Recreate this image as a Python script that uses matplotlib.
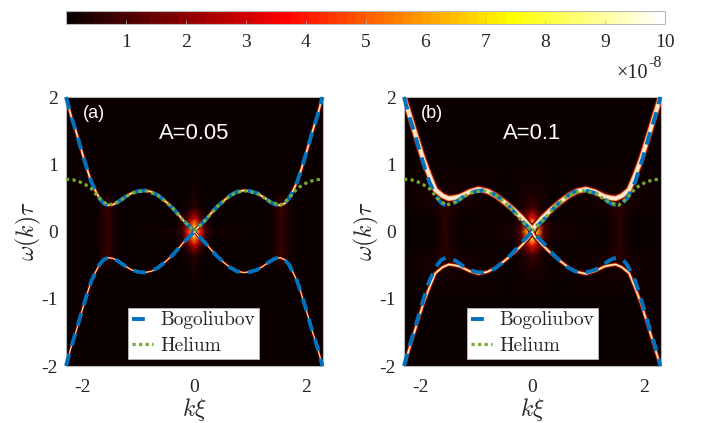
import numpy as np
import matplotlib
matplotlib.use("Agg")
import matplotlib.pyplot as plt

plt.rcParams["axes.unicode_minus"] = False
plt.rcParams["mathtext.fontset"] = "cm"

# curves, read for k >= 0 and mirrored
k_bog = [0.0, 0.1, 0.2, 0.3, 0.41, 0.53, 0.65, 0.76, 0.88, 1.0, 1.12, 1.24, 1.36, 1.45, 1.54, 1.62, 1.69, 1.76, 1.84, 1.91, 1.98, 2.04, 2.10, 2.2, 2.29]
w_bog = [0.0, 0.09, 0.17, 0.27, 0.37, 0.46, 0.54, 0.59, 0.61, 0.6, 0.57, 0.51, 0.44, 0.40, 0.39, 0.42, 0.49, 0.6, 0.74, 0.92, 1.11, 1.28, 1.46, 1.72, 2.0]
k_he = [0.0, 0.2, 0.41, 0.65, 0.88, 1.12, 1.36, 1.54, 1.69, 1.84, 1.95, 2.05, 2.17, 2.29]
w_he = [0.0, 0.17, 0.37, 0.54, 0.61, 0.57, 0.44, 0.39, 0.49, 0.64, 0.70, 0.74, 0.77, 0.776]

# bright bands of the two maps
k_band_a = k_bog
w_band_a = w_bog
k_band_b = [0.0, 0.04, 0.18, 0.33, 0.5, 0.66, 0.8, 0.96, 1.12, 1.29, 1.4, 1.49, 1.6, 1.73, 1.83, 1.94, 2.05, 2.16, 2.29]
w_band_b = [0.0, 0.07, 0.2, 0.32, 0.44, 0.54, 0.6, 0.63, 0.59, 0.52, 0.5, 0.49, 0.53, 0.62, 0.82, 1.06, 1.35, 1.65, 2.0]

# background intensity, read for k >= 0 and w >= 0 (units of 1e-8)
haze_k = [0.0, 0.1, 0.2, 0.35, 1.3, 1.42, 1.55, 1.68, 1.8, 2.3]
haze_w = [0.0, 0.1, 0.2, 0.35, 0.6, 1.0, 2.0]
haze_a = [
    [10.0, 4.5, 0.8, 0.2, 0.1, 0.3, 0.7, 0.3, 0.1, 0.1],
    [6.0, 3.0, 0.5, 0.15, 0.1, 0.3, 0.7, 0.3, 0.1, 0.1],
    [3.0, 1.2, 0.3, 0.12, 0.1, 0.3, 0.7, 0.3, 0.1, 0.1],
    [0.5, 0.3, 0.15, 0.1, 0.1, 0.3, 0.8, 0.3, 0.1, 0.1],
    [0.2, 0.15, 0.1, 0.1, 0.1, 0.1, 0.1, 0.1, 0.1, 0.1],
    [0.1, 0.1, 0.1, 0.1, 0.1, 0.1, 0.1, 0.1, 0.1, 0.1],
    [0.1, 0.1, 0.1, 0.1, 0.1, 0.1, 0.1, 0.1, 0.1, 0.1],
]
haze_b = [
    [10.0, 6.0, 1.2, 0.25, 0.1, 0.3, 0.5, 0.3, 0.1, 0.1],
    [8.0, 4.0, 0.8, 0.2, 0.1, 0.3, 0.5, 0.3, 0.1, 0.1],
    [4.0, 2.0, 0.5, 0.15, 0.1, 0.3, 0.5, 0.3, 0.1, 0.1],
    [0.8, 0.5, 0.25, 0.15, 0.2, 0.4, 0.6, 0.4, 0.2, 0.1],
    [0.3, 0.25, 0.2, 0.15, 0.25, 0.3, 0.3, 0.3, 0.25, 0.1],
    [0.1, 0.1, 0.1, 0.1, 0.1, 0.1, 0.1, 0.1, 0.1, 0.1],
    [0.1, 0.1, 0.1, 0.1, 0.1, 0.1, 0.1, 0.1, 0.1, 0.1],
]

cbar_ticks = [1, 2, 3, 4, 5, 6, 7, 8, 9, 10]
GREY = "#b8b8b8"
TEXT = "#262626"
W, H = 702, 423


def px_axes(fig, x0, y0, x1, y1):
    return fig.add_axes([x0 / W, 1 - y1 / H, (x1 - x0) / W, (y1 - y0) / H])


def mirror(k, w):
    k = np.array(k)
    w = np.array(w)
    return np.concatenate([-k[:0:-1], k]), np.concatenate([w[:0:-1], w])


def draw_haze(ax, haze):
    k = np.concatenate([-np.array(haze_k)[:0:-1], haze_k])
    w = np.concatenate([-np.array(haze_w)[:0:-1], haze_w])
    vals = np.array(haze)
    vals = np.hstack([vals[:, :0:-1], vals])
    vals = np.vstack([vals[:0:-1], vals])
    return ax.pcolormesh(k, w, vals, shading="gouraud", cmap=cmap, vmin=0, vmax=10, rasterized=True)


def draw_band(ax, k, w, layers):
    for lw, color in layers:
        ax.plot(k, w, color=color, lw=lw, solid_joinstyle="round", zorder=2)


def panel(x0, x1, label, title, haze, band, up_layers, low_layers, legend_x):
    ax = px_axes(fig, x0, 97, x1, 366)
    mesh = draw_haze(ax, haze)
    kb, wb = mirror(*band)
    draw_band(ax, kb, wb, up_layers)
    draw_band(ax, kb, -wb, low_layers)

    k, w = mirror(k_bog, w_bog)
    kh, wh = mirror(k_he, w_he)
    dash = (3.3, 2.1)
    l1, = ax.plot(k, w, color="#0072BD", lw=2.8, dashes=dash, zorder=3, label="Bogoliubov", clip_on=False)
    ax.plot(k, -w, color="#0072BD", lw=2.8, dashes=dash, zorder=3, clip_on=False)
    l2, = ax.plot(kh, wh, color="#77AC30", lw=2.3, dashes=(1.0, 1.05), zorder=4, label="Helium")

    ax.set_xlim(-2.29, 2.3)
    ax.set_ylim(-2, 2)
    ax.set_xticks([-2, 0, 2])
    ax.set_yticks([-2, -1, 0, 1, 2])
    ax.tick_params(length=0, labelsize=14, labelcolor=TEXT)
    ax.tick_params(axis="x", pad=9)
    ax.tick_params(axis="y", pad=6)
    for t in ax.get_xticklabels() + ax.get_yticklabels():
        t.set_fontfamily("Liberation Serif")
    for s in ax.spines.values():
        s.set_color(GREY)
        s.set_linewidth(0.8)

    ax.set_xlabel(r"$k\xi$", fontsize=17, color=TEXT, labelpad=0)
    ax.set_ylabel(r"$\omega(k)\tau$", fontsize=17, color=TEXT, labelpad=-1)

    ax.text(0.11, 0.94, label, transform=ax.transAxes, color="white", fontsize=13,
            family="Liberation Sans", ha="center", va="center")
    ax.text(0.5, 0.865, title, transform=ax.transAxes, color="white", fontsize=15.8,
            family="Liberation Sans", ha="center", va="center")

    leg = ax.legend(handles=[l1, l2], loc="lower left", bbox_to_anchor=(legend_x, 0.026),
                    borderaxespad=0, fancybox=False, framealpha=1, edgecolor=GREY,
                    prop={"family": "cmr10", "size": 14}, labelcolor=TEXT,
                    borderpad=0.2, labelspacing=0.4, handlelength=1.1, handletextpad=0.35)
    leg.get_frame().set_linewidth(0.6)
    leg.set_zorder(6)
    return mesh


cmap = plt.get_cmap("hot", 64)
fig = plt.figure(figsize=(W / 100, H / 100), dpi=100)

up_a = [(2.8, "#4a0000"), (2.0, "#c81000"), (1.3, "#ff9a30"), (0.8, "#fff4d0")]
low_a = [(2.0, "#3c0000"), (1.3, "#c81000"), (0.8, "#ffa040"), (0.4, "#fff4d0")]
up_b = [(5.6, "#3c0000"), (4.6, "#a01000"), (3.6, "#ff8a30"), (2.6, "#f8e8d0")]
low_b = [(3.4, "#3c0000"), (2.4, "#b01000"), (1.6, "#ff8a30"), (0.9, "#fff0c8")]

mesh = panel(66, 323, "(a)", "A=0.05", haze_a, (k_band_a, w_band_a), up_a, low_a, 0.241)
panel(404, 661, "(b)", "A=0.1", haze_b, (k_band_b, w_band_b), up_b, low_b, 0.245)

cax = px_axes(fig, 66, 11, 665, 24)
sm = plt.cm.ScalarMappable(norm=plt.Normalize(0, 10), cmap=cmap)
cb = fig.colorbar(sm, cax=cax, orientation="horizontal", ticks=cbar_ticks)
cb.outline.set_edgecolor(GREY)
cb.outline.set_linewidth(0.8)
cax.tick_params(direction="in", length=3, width=0.5, color=GREY, labelsize=14, labelcolor=TEXT, pad=7)
for t in cax.get_xticklabels():
    t.set_fontfamily("Liberation Serif")

fig.text(648 / W, 1 - 73 / H, "\u00d710", fontsize=14.5, color=TEXT, family="Liberation Serif", ha="right", va="center")
fig.text(648 / W, 1 - 63 / H, "-8", fontsize=11.5, color=TEXT, family="Liberation Serif", ha="left", va="center")

fig.savefig("out.png", dpi=100)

· · ·

## Exercise goal:
From the data above, show each line that contains "matplotlib".

## Reply to the exercise:
Recreate this image as a Python script that uses matplotlib.
import matplotlib
matplotlib.use("Agg")
import matplotlib.pyplot as plt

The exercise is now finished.